**Given material**:
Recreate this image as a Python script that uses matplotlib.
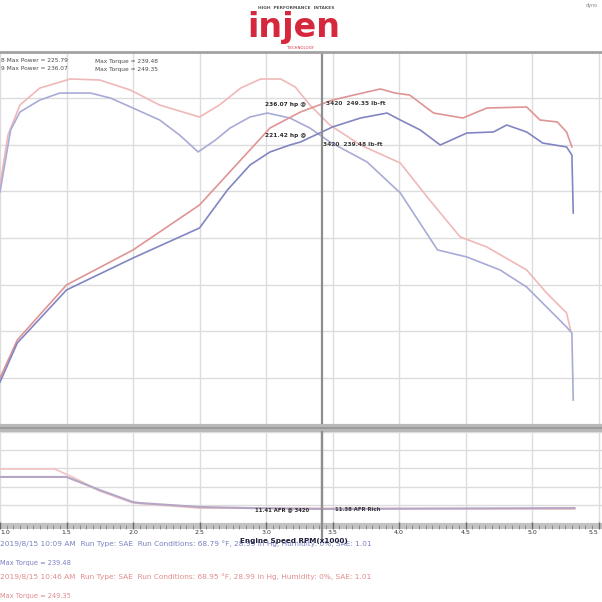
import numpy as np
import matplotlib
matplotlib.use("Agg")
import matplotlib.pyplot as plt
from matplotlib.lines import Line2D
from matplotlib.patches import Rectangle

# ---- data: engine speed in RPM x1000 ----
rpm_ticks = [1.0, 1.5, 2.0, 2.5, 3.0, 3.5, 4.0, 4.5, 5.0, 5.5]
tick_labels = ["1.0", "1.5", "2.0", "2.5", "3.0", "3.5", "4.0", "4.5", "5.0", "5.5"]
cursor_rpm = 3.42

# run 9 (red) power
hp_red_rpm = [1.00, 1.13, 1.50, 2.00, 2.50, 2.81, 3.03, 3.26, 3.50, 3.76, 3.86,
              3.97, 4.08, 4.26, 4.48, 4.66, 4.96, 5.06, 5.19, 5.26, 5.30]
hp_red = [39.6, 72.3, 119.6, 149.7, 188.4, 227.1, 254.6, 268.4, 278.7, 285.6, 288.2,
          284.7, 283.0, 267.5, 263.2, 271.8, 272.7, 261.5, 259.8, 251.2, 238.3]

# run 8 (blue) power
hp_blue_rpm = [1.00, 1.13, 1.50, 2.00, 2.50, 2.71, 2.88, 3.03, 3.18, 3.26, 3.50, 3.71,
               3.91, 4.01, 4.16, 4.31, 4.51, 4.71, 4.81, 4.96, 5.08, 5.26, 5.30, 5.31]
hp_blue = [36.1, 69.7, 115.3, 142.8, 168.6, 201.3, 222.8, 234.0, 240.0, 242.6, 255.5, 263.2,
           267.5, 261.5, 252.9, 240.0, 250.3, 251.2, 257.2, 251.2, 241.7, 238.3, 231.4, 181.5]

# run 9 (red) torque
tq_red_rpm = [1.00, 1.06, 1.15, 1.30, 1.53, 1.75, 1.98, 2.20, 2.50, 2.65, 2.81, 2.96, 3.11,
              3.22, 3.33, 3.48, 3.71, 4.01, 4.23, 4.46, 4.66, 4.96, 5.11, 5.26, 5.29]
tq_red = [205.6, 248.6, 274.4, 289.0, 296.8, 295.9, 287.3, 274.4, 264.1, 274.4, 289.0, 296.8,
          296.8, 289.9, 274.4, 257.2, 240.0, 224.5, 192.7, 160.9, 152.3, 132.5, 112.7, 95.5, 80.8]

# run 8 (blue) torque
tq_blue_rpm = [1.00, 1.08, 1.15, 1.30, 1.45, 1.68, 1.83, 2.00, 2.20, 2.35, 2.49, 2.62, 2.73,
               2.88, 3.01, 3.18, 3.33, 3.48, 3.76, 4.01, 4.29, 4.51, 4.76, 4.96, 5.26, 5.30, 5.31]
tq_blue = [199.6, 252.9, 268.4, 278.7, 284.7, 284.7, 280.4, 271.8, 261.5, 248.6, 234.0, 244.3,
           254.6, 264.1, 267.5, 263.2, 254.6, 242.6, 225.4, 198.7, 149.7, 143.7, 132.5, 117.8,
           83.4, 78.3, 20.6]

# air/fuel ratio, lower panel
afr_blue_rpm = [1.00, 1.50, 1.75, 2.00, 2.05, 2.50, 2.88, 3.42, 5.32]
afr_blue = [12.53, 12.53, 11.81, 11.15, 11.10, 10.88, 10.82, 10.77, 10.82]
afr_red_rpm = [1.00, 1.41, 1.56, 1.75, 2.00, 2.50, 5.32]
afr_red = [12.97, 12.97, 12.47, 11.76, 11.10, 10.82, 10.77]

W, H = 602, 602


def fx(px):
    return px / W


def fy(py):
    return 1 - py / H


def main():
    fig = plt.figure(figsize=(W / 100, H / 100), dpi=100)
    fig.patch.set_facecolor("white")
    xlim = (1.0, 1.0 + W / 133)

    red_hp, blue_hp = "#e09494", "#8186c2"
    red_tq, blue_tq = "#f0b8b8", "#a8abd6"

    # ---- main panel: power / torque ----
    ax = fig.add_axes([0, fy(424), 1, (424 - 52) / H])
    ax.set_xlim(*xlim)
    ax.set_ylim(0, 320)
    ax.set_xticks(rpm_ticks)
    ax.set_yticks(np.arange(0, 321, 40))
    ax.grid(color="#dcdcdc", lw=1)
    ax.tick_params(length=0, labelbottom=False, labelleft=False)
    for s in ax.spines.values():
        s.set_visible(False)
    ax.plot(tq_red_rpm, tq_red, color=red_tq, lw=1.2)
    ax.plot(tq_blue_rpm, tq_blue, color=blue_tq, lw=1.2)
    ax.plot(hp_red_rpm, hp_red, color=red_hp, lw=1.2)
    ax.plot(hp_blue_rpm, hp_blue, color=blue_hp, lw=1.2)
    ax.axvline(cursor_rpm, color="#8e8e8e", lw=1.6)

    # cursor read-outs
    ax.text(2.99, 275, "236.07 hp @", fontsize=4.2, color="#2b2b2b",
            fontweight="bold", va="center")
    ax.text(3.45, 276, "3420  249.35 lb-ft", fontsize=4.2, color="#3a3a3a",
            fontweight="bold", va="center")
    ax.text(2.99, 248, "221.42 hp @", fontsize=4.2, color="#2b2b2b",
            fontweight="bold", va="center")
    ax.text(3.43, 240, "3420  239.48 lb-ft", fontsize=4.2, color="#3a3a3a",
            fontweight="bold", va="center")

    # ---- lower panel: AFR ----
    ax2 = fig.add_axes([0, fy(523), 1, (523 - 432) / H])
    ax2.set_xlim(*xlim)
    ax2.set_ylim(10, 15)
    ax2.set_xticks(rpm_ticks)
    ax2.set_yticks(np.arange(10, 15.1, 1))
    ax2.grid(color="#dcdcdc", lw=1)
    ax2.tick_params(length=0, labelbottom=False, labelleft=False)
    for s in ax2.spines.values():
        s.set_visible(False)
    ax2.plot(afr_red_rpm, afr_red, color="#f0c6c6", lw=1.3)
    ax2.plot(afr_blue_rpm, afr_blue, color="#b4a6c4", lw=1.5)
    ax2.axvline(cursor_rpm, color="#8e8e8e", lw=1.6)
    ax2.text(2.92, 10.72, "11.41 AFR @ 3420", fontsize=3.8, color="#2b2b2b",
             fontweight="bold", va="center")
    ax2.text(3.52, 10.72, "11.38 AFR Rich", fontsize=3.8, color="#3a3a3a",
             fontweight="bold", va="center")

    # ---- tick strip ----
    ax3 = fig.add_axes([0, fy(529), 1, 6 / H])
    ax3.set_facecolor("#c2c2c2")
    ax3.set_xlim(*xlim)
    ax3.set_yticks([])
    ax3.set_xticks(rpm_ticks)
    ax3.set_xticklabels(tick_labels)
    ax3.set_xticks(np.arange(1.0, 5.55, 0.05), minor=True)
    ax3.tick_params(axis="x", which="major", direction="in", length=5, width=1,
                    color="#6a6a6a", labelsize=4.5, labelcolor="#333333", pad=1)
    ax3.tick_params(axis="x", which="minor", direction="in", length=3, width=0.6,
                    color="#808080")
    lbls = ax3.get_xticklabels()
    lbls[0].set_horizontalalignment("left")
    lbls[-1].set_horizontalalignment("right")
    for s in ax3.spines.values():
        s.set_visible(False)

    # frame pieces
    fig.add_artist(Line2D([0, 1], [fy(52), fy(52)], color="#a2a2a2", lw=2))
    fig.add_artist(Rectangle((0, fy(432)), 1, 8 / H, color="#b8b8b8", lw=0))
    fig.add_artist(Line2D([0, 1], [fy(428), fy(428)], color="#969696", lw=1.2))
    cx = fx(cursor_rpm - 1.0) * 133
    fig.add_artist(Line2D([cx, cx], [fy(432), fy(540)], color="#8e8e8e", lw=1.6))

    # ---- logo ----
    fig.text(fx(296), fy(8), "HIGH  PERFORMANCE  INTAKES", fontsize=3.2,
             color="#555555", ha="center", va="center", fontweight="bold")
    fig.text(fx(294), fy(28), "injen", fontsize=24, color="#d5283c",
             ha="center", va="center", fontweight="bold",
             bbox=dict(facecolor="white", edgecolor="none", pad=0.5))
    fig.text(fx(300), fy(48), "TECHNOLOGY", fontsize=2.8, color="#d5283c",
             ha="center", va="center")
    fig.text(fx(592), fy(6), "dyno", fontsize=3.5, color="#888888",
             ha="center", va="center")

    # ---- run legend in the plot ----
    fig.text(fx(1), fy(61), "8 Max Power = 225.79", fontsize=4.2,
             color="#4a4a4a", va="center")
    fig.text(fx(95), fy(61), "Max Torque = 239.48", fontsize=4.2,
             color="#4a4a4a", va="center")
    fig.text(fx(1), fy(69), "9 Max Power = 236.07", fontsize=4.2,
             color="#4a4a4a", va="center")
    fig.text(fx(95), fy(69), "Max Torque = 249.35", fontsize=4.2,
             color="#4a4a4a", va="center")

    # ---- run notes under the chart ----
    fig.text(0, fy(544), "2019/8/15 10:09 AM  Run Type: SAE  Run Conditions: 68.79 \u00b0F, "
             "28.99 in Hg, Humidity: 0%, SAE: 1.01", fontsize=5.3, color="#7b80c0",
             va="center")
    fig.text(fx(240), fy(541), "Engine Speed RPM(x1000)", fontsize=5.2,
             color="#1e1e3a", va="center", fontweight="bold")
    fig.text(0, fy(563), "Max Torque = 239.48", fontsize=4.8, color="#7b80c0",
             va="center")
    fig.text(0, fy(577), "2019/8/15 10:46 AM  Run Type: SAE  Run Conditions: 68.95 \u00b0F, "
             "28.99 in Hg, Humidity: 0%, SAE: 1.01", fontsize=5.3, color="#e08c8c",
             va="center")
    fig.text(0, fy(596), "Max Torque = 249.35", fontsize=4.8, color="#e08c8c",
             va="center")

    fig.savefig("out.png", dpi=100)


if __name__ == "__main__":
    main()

**Stated task**: Go over the data above and copy every line that has the word "matplotlib" in it.

**In response**:
Recreate this image as a Python script that uses matplotlib.
import matplotlib
matplotlib.use("Agg")
import matplotlib.pyplot as plt
from matplotlib.lines import Line2D
from matplotlib.patches import Rectangle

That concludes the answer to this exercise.